Required task - Reproduce every line of the material below, but drop the pictures.

— start —

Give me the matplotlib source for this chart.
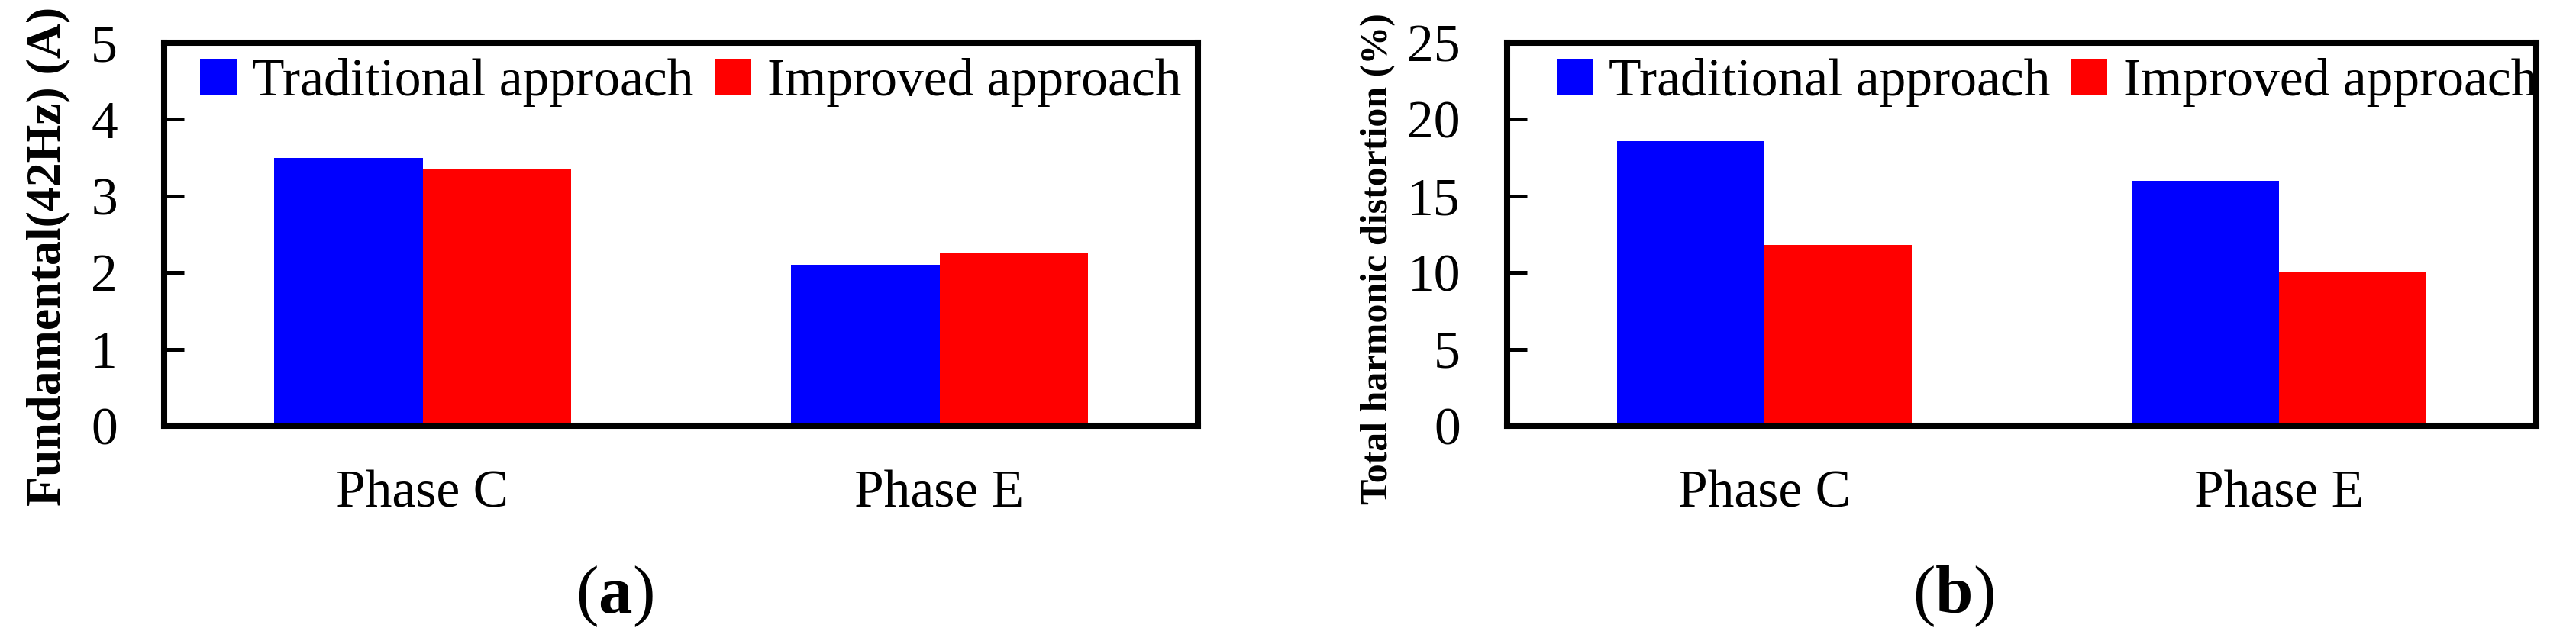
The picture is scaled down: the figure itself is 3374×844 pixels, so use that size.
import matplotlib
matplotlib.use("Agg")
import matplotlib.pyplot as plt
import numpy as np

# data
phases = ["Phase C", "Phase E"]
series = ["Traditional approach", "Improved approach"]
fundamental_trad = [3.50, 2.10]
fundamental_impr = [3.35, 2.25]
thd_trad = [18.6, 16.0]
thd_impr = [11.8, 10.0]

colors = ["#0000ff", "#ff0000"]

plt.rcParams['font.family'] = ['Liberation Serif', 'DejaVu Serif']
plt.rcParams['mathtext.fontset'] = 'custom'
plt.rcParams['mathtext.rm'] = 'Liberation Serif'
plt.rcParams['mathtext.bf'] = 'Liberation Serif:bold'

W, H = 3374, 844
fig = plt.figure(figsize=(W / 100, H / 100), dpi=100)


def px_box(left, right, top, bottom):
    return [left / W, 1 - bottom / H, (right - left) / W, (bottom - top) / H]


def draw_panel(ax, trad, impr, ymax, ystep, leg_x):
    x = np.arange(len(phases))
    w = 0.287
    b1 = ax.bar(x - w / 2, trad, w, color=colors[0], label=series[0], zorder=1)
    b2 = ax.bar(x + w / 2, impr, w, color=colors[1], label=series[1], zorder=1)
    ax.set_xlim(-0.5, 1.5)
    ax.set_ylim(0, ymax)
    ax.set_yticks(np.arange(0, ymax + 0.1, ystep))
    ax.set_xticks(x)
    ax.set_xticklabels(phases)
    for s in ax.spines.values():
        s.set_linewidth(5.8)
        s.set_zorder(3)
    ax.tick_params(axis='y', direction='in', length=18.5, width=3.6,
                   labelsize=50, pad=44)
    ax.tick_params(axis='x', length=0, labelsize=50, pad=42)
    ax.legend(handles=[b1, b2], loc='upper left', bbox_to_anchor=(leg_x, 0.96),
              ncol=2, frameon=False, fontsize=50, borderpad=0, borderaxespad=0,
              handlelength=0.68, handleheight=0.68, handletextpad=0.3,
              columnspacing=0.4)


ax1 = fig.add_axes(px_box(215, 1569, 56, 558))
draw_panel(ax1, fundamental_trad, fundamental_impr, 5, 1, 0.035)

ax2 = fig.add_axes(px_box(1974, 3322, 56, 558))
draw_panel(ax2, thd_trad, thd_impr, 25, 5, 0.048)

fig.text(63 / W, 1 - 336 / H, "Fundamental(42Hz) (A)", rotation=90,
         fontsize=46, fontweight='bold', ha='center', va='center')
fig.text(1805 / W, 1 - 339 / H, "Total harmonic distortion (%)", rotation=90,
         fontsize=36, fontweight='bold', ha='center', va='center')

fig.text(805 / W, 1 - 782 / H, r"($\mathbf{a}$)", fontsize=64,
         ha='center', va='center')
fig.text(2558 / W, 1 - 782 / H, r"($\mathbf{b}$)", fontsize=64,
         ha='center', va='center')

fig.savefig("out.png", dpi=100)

— end —

Reply to the task -
Give me the matplotlib source for this chart.
The picture is scaled down: the figure itself is 3374×844 pixels, so use that size.
import matplotlib
matplotlib.use("Agg")
import matplotlib.pyplot as plt
import numpy as np

# data
phases = ["Phase C", "Phase E"]
series = ["Traditional approach", "Improved approach"]
fundamental_trad = [3.50, 2.10]
fundamental_impr = [3.35, 2.25]
thd_trad = [18.6, 16.0]
thd_impr = [11.8, 10.0]

colors = ["#0000ff", "#ff0000"]

plt.rcParams['font.family'] = ['Liberation Serif', 'DejaVu Serif']
plt.rcParams['mathtext.fontset'] = 'custom'
plt.rcParams['mathtext.rm'] = 'Liberation Serif'
plt.rcParams['mathtext.bf'] = 'Liberation Serif:bold'

W, H = 3374, 844
fig = plt.figure(figsize=(W / 100, H / 100), dpi=100)


def px_box(left, right, top, bottom):
    return [left / W, 1 - bottom / H, (right - left) / W, (bottom - top) / H]


def draw_panel(ax, trad, impr, ymax, ystep, leg_x):
    x = np.arange(len(phases))
    w = 0.287
    b1 = ax.bar(x - w / 2, trad, w, color=colors[0], label=series[0], zorder=1)
    b2 = ax.bar(x + w / 2, impr, w, color=colors[1], label=series[1], zorder=1)
    ax.set_xlim(-0.5, 1.5)
    ax.set_ylim(0, ymax)
    ax.set_yticks(np.arange(0, ymax + 0.1, ystep))
    ax.set_xticks(x)
    ax.set_xticklabels(phases)
    for s in ax.spines.values():
        s.set_linewidth(5.8)
        s.set_zorder(3)
    ax.tick_params(axis='y', direction='in', length=18.5, width=3.6,
                   labelsize=50, pad=44)
    ax.tick_params(axis='x', length=0, labelsize=50, pad=42)
    ax.legend(handles=[b1, b2], loc='upper left', bbox_to_anchor=(leg_x, 0.96),
              ncol=2, frameon=False, fontsize=50, borderpad=0, borderaxespad=0,
              handlelength=0.68, handleheight=0.68, handletextpad=0.3,
              columnspacing=0.4)


ax1 = fig.add_axes(px_box(215, 1569, 56, 558))
draw_panel(ax1, fundamental_trad, fundamental_impr, 5, 1, 0.035)

ax2 = fig.add_axes(px_box(1974, 3322, 56, 558))
draw_panel(ax2, thd_trad, thd_impr, 25, 5, 0.048)

fig.text(63 / W, 1 - 336 / H, "Fundamental(42Hz) (A)", rotation=90,
         fontsize=46, fontweight='bold', ha='center', va='center')
fig.text(1805 / W, 1 - 339 / H, "Total harmonic distortion (%)", rotation=90,
         fontsize=36, fontweight='bold', ha='center', va='center')

fig.text(805 / W, 1 - 782 / H, r"($\mathbf{a}$)", fontsize=64,
         ha='center', va='center')
fig.text(2558 / W, 1 - 782 / H, r"($\mathbf{b}$)", fontsize=64,
         ha='center', va='center')

fig.savefig("out.png", dpi=100)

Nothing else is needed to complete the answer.